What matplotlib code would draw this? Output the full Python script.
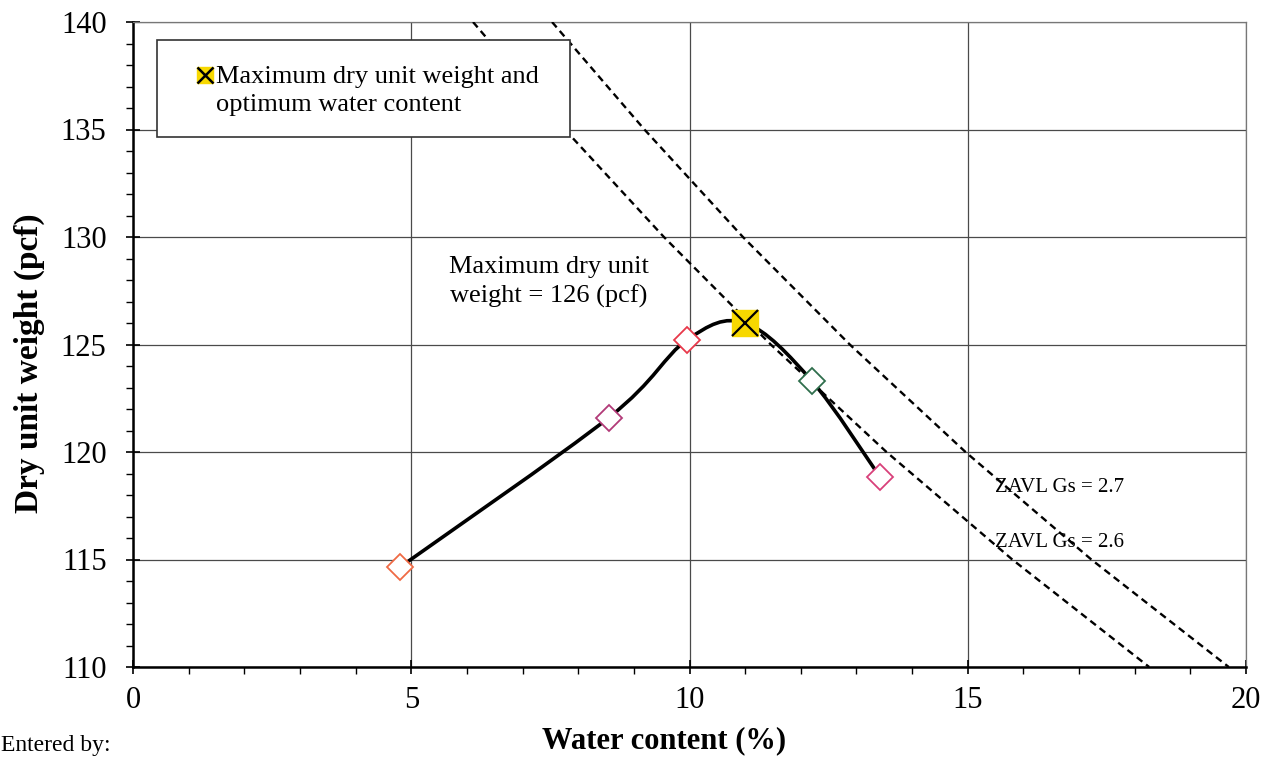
import numpy as np
import matplotlib
matplotlib.use('Agg')
import matplotlib.pyplot as plt
from matplotlib.path import Path
from matplotlib.patches import PathPatch, Rectangle
from matplotlib.ticker import MultipleLocator

plt.rcParams['font.family'] = ['Liberation Serif', 'DejaVu Serif']

# compaction test points (water content %, dry unit weight pcf)
water_content = [4.8, 8.55, 9.95, 12.2, 13.42]
dry_unit_weight = [114.65, 121.6, 125.2, 123.3, 118.85]
point_colors = ['#ef6a45', '#b23a78', '#e8384a', '#2f6e4c', '#d8407a']

# maximum dry unit weight / optimum water content
w_opt = 11.0
gd_max = 126.0

# zero air void lines
zavl_gd = [140, 135, 130, 125, 120, 115, 110]
zavl_w_26 = [6.11, 7.76, 9.54, 11.46, 13.54, 15.80, 18.26]
zavl_w_27 = [7.53, 9.19, 10.96, 12.88, 14.96, 17.22, 19.69]


def smooth_path(xs, ys):
    # Catmull-Rom style bezier, like a spreadsheet "smoothed line"
    pts = np.column_stack([xs, ys])
    n = len(pts)
    verts = [pts[0]]
    codes = [Path.MOVETO]
    for i in range(n - 1):
        p0 = pts[i - 1] if i > 0 else pts[i]
        p1 = pts[i]
        p2 = pts[i + 1]
        p3 = pts[i + 2] if i + 2 < n else pts[i + 1]
        c1 = p1 + (p2 - p0) / 6.0
        c2 = p2 - (p3 - p1) / 6.0
        verts += [c1, c2, p2]
        codes += [Path.CURVE4] * 3
    return Path(verts, codes)


W, H = 1278, 759
fig = plt.figure(figsize=(W / 100, H / 100), dpi=100)
ax = fig.add_axes([133 / W, 1 - 667 / H, (1246 - 133) / W, (667 - 22) / H])

ax.set_xlim(0, 20)
ax.set_ylim(110, 140)
ax.xaxis.set_major_locator(MultipleLocator(5))
ax.xaxis.set_minor_locator(MultipleLocator(1))
ax.yaxis.set_major_locator(MultipleLocator(5))
ax.yaxis.set_minor_locator(MultipleLocator(1))
ax.grid(True, which='major', color='#4a4a4a', linewidth=0.9)
ax.set_axisbelow(True)

for side in ['top', 'right']:
    ax.spines[side].set_color('#777777')
    ax.spines[side].set_linewidth(0.9)
for side in ['left', 'bottom']:
    ax.spines[side].set_linewidth(1.8)

ax.tick_params(which='major', direction='inout', length=10, width=1.2, labelsize=22)
ax.tick_params(axis='y', which='major', pad=14)
ax.tick_params(axis='x', which='major', pad=9)
ax.tick_params(which='minor', direction='out', length=5, width=1.0)
ax.tick_params(top=False, right=False, which='both')

fig.text(664 / W, 1 - 741 / H, 'Water content (%)', fontsize=22, fontweight='bold',
         ha='center', va='center')
fig.text(29 / W, 1 - 363 / H, 'Dry unit weight (pcf)', fontsize=24, fontweight='bold',
         ha='center', va='center', rotation=90)

# ZAVL lines
ax.plot(zavl_w_26, zavl_gd, color='black', linestyle=(0, (3, 2)), linewidth=1.7, zorder=3)
ax.plot(zavl_w_27, zavl_gd, color='black', linestyle=(0, (3, 2)), linewidth=1.7, zorder=3)

# compaction curve through the points and the maximum
curve_x = water_content[:3] + [w_opt] + water_content[3:]
curve_y = dry_unit_weight[:3] + [gd_max] + dry_unit_weight[3:]
ax.add_patch(PathPatch(smooth_path(curve_x, curve_y), facecolor='none',
                       edgecolor='black', linewidth=2.6, zorder=4))

for x, y, c in zip(water_content, dry_unit_weight, point_colors):
    ax.plot(x, y, marker='D', markersize=13, markerfacecolor='white',
            markeredgecolor=c, markeredgewidth=1.3, zorder=5)

ax.plot(w_opt, gd_max, marker='s', markersize=19, markerfacecolor='#f7d800',
        markeredgecolor='#f7d800', zorder=6)
ax.plot(w_opt, gd_max, marker='x', markersize=19, color='black',
        markeredgewidth=1.6, zorder=7)

# legend-like box
box = Rectangle((157 / W, 1 - 137 / H), (570 - 157) / W, (137 - 40) / H,
                transform=fig.transFigure, facecolor='white', edgecolor='#333333',
                linewidth=1.2, zorder=8)
fig.patches.append(box)
fig.lines.append(plt.Line2D([205 / W], [1 - 75 / H], transform=fig.transFigure,
                            marker='s', markersize=11, color='#f7d800', linestyle='none',
                            zorder=9))
fig.lines.append(plt.Line2D([205 / W], [1 - 75 / H], transform=fig.transFigure,
                            marker='x', markersize=11, color='black', markeredgewidth=1.8,
                            linestyle='none', zorder=10))
fig.text(216 / W, 1 - 91 / H, 'Maximum dry unit weight and\noptimum water content',
         fontsize=19, va='center', ha='left', linespacing=1.35, zorder=11)

ax.text(7.47, 127.9, 'Maximum dry unit\nweight = 126 (pcf)', fontsize=19,
        ha='center', va='center', linespacing=1.35, zorder=6)
ax.text(15.49, 118.37, 'ZAVL Gs = 2.7', fontsize=15, ha='left', va='center', zorder=6)
ax.text(15.49, 115.77, 'ZAVL Gs = 2.6', fontsize=15, ha='left', va='center', zorder=6)

fig.text(0.001, 0.004, 'Entered by:', fontsize=17, ha='left', va='bottom')

fig.savefig('out.png', dpi=100)
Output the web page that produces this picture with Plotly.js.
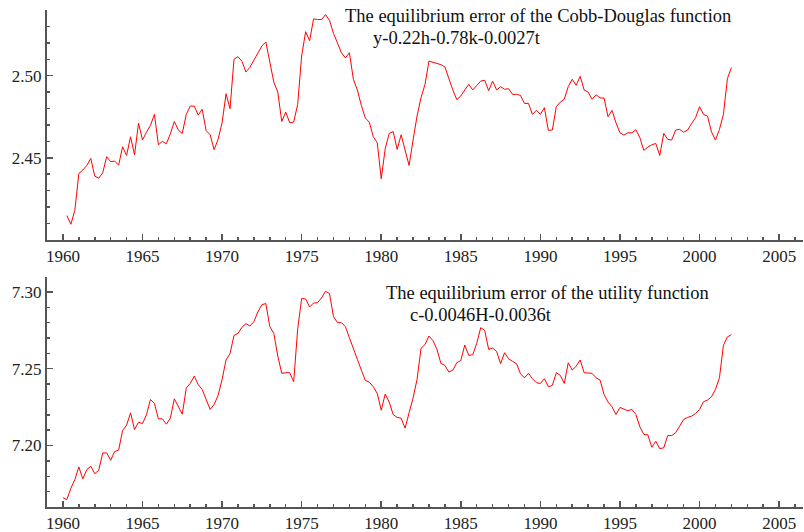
<!DOCTYPE html>
<html>
<head>
<meta charset="utf-8">
<script src="https://cdn.plot.ly/plotly-3.0.1.min.js"></script>
<style>html,body{margin:0;padding:0;background:#fff;}#chart{width:804px;height:532px;}</style>
</head>
<body>
<div id="chart"></div>
<script>
// Cobb-Douglas equilibrium error, quarterly from 1960 Q2 to 2002 Q1
const cdStart = 1960.25;
const cdValues = [
 2.4148,2.4095,2.4180,2.4404,2.4425,2.4453,2.4496,2.4388,2.4376,2.4408,
 2.4506,2.4476,2.4480,2.4455,2.4567,2.4514,2.4628,2.4518,2.4711,2.4608,
 2.4656,2.4697,2.4764,2.4579,2.4600,2.4585,2.4646,2.4721,2.4669,2.4648,
 2.4764,2.4815,2.4815,2.4760,2.4795,2.4665,2.4640,2.4549,2.4612,2.4713,
 2.4890,2.4799,2.5100,2.5116,2.5087,2.5022,2.5051,2.5096,2.5136,2.5181,
 2.5205,2.5079,2.4961,2.4900,2.4721,2.4778,2.4713,2.4717,2.4825,2.5120,
 2.5268,2.5213,2.5346,2.5342,2.5342,2.5372,2.5337,2.5258,2.5201,2.5140,
 2.5108,2.5140,2.4978,2.4913,2.4819,2.4742,2.4717,2.4628,2.4591,2.4372,
 2.4555,2.4648,2.4660,2.4551,2.4640,2.4547,2.4453,2.4608,2.4754,2.4866,
 2.4947,2.5089,2.5083,2.5075,2.5067,2.5053,2.4978,2.4913,2.4854,2.4876,
 2.4913,2.4947,2.4913,2.4941,2.4967,2.4972,2.4909,2.4967,2.4913,2.4933,
 2.4917,2.4921,2.4886,2.4886,2.4880,2.4831,2.4831,2.4764,2.4789,2.4764,
 2.4805,2.4667,2.4669,2.4811,2.4839,2.4856,2.4933,2.4978,2.4941,2.4996,
 2.4913,2.4900,2.4856,2.4884,2.4864,2.4864,2.4750,2.4789,2.4713,2.4652,
 2.4638,2.4652,2.4652,2.4671,2.4622,2.4545,2.4565,2.4579,2.4587,2.4514,
 2.4648,2.4612,2.4608,2.4669,2.4673,2.4656,2.4669,2.4709,2.4744,2.4811,
 2.4764,2.4754,2.4658,2.4608,2.4673,2.4764,2.4982,2.5049
];

// Utility-function equilibrium error, quarterly from 1960 Q1 to 2002 Q1
const utStart = 1960.0;
const utValues = [
 7.1661,7.1648,7.1722,7.1778,7.1861,7.1783,7.1843,7.1865,7.1817,7.1839,
 7.1952,7.1952,7.1904,7.1961,7.1970,7.2098,7.2133,7.2213,7.2104,7.2152,
 7.2143,7.2200,7.2300,7.2274,7.2174,7.2174,7.2139,7.2178,7.2304,7.2252,
 7.2204,7.2374,7.2404,7.2452,7.2396,7.2365,7.2300,7.2235,7.2267,7.2326,
 7.2430,7.2557,7.2598,7.2717,7.2730,7.2770,7.2793,7.2778,7.2807,7.2870,
 7.2917,7.2924,7.2774,7.2730,7.2583,7.2470,7.2474,7.2474,7.2415,7.2757,
 7.2957,7.2954,7.2902,7.2928,7.2930,7.2961,7.3004,7.2989,7.2839,7.2800,
 7.2800,7.2774,7.2702,7.2626,7.2561,7.2491,7.2424,7.2413,7.2383,7.2339,
 7.2230,7.2335,7.2283,7.2202,7.2183,7.2178,7.2113,7.2213,7.2309,7.2430,
 7.2633,7.2657,7.2713,7.2683,7.2626,7.2535,7.2522,7.2478,7.2491,7.2539,
 7.2554,7.2654,7.2587,7.2591,7.2665,7.2767,7.2750,7.2626,7.2635,7.2613,
 7.2533,7.2604,7.2565,7.2548,7.2533,7.2467,7.2441,7.2470,7.2435,7.2409,
 7.2404,7.2435,7.2383,7.2391,7.2474,7.2457,7.2404,7.2539,7.2491,7.2517,
 7.2557,7.2474,7.2470,7.2470,7.2441,7.2426,7.2333,7.2283,7.2252,7.2202,
 7.2248,7.2239,7.2226,7.2235,7.2202,7.2122,7.2072,7.2070,7.1989,7.2028,
 7.1980,7.1985,7.2065,7.2065,7.2083,7.2126,7.2170,7.2183,7.2191,7.2209,
 7.2235,7.2285,7.2296,7.2317,7.2365,7.2441,7.2652,7.2707,7.2722
];

const xTickVals = [1960,1965,1970,1975,1980,1985,1990,1995,2000,2005];
const xTickText = ["1960","1965","1970","1975","1980","1985","1990","1995","2000","2005"];
const cdTickVals = [2.45,2.50];
const cdTickText = ["2.45","2.50"];
const utTickVals = [7.20,7.25,7.30];
const utTickText = ["7.20","7.25","7.30"];

const cdTitle1 = "The equilibrium error of the Cobb-Douglas function";
const cdTitle2 = "y-0.22h-0.78k-0.0027t";
const utTitle1 = "The equilibrium error of the utility function";
const utTitle2 = "c-0.0046H-0.0036t";

const quarters = (start, n) => Array.from({length:n}, (_, i) => start + 0.25*i);

const axisColor = '#555';
const fam = '"Liberation Serif", "Times New Roman", serif';
const fnt = {family:fam, size:17, color:'#222'};
const annFnt = {family:fam, size:18.5, color:'#111'};

function xa(anchor){
  return {anchor:anchor, range:[1959,2006.5], showgrid:false, zeroline:false,
    showline:true, linecolor:axisColor, linewidth:2, mirror:false,
    tickmode:'array', tickvals:xTickVals, ticktext:xTickText,
    ticks:'inside', ticklen:6, tickwidth:1.5, tickcolor:axisColor,
    minor:{ticks:'inside', dtick:1, tick0:1960, ticklen:3, tickwidth:1.5, tickcolor:axisColor, showgrid:false},
    tickfont:fnt, fixedrange:true};
}
function ya(anchor, range, tv, tt, domain){
  return {anchor:anchor, domain:domain, range:range, showgrid:false, zeroline:false,
    showline:true, linecolor:axisColor, linewidth:2,
    tickmode:'array', tickvals:tv, ticktext:tt,
    ticks:'inside', ticklen:6, tickwidth:1.5, tickcolor:axisColor,
    minor:{ticks:'inside', dtick:0.01, tick0:range[0], ticklen:3, tickwidth:1.5, tickcolor:axisColor, showgrid:false},
    tickfont:fnt, fixedrange:true};
}

const traces = [
  {x:quarters(cdStart, cdValues.length), y:cdValues, xaxis:'x2', yaxis:'y2', type:'scatter', mode:'lines',
   line:{color:'#ff0000', width:1}, hoverinfo:'skip'},
  {x:quarters(utStart, utValues.length), y:utValues, xaxis:'x', yaxis:'y', type:'scatter', mode:'lines',
   line:{color:'#ff0000', width:1}, hoverinfo:'skip'}
];

const ann = (t, x, y, ya) => ({text:t, xref:'paper', yref:'paper', x:x, y:y, xanchor:'left', yanchor:ya,
  showarrow:false, font:annFnt, borderpad:0});

const layout = {
  width:804, height:532, paper_bgcolor:'#fff', plot_bgcolor:'#fff', showlegend:false,
  margin:{l:47, r:1, t:10, b:25},
  font:fnt,
  xaxis:xa('y'),
  yaxis:ya('x', [7.16,7.31], utTickVals, utTickText, [0,0.4637]),
  xaxis2:xa('y2'),
  yaxis2:ya('x2', [2.40,2.54], cdTickVals, cdTickText, [0.5375,1]),
  annotations:[
    ann(cdTitle1, 0.3929, 0.9650, 'bottom'),
    ann(cdTitle2, 0.4299, 0.9650, 'top'),
    ann(utTitle1, 0.4471, 0.4088, 'bottom'),
    ann(utTitle2, 0.4788, 0.4088, 'top')
  ]
};

Plotly.newPlot('chart', traces, layout, {displayModeBar:false, staticPlot:true});
</script>
</body>
</html>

========================================

Challenge: Take the lines above from the top of the records through the one with "zavl_w_27 = [7.53, 9.19, 10.96, 12.88, 14.96, 17.22, 19.69]" and repeat them exactly, without any pictures.

Response for this exercise:
What matplotlib code would draw this? Output the full Python script.
import numpy as np
import matplotlib
matplotlib.use('Agg')
import matplotlib.pyplot as plt
from matplotlib.path import Path
from matplotlib.patches import PathPatch, Rectangle
from matplotlib.ticker import MultipleLocator

plt.rcParams['font.family'] = ['Liberation Serif', 'DejaVu Serif']

# compaction test points (water content %, dry unit weight pcf)
water_content = [4.8, 8.55, 9.95, 12.2, 13.42]
dry_unit_weight = [114.65, 121.6, 125.2, 123.3, 118.85]
point_colors = ['#ef6a45', '#b23a78', '#e8384a', '#2f6e4c', '#d8407a']

# maximum dry unit weight / optimum water content
w_opt = 11.0
gd_max = 126.0

# zero air void lines
zavl_gd = [140, 135, 130, 125, 120, 115, 110]
zavl_w_26 = [6.11, 7.76, 9.54, 11.46, 13.54, 15.80, 18.26]
zavl_w_27 = [7.53, 9.19, 10.96, 12.88, 14.96, 17.22, 19.69]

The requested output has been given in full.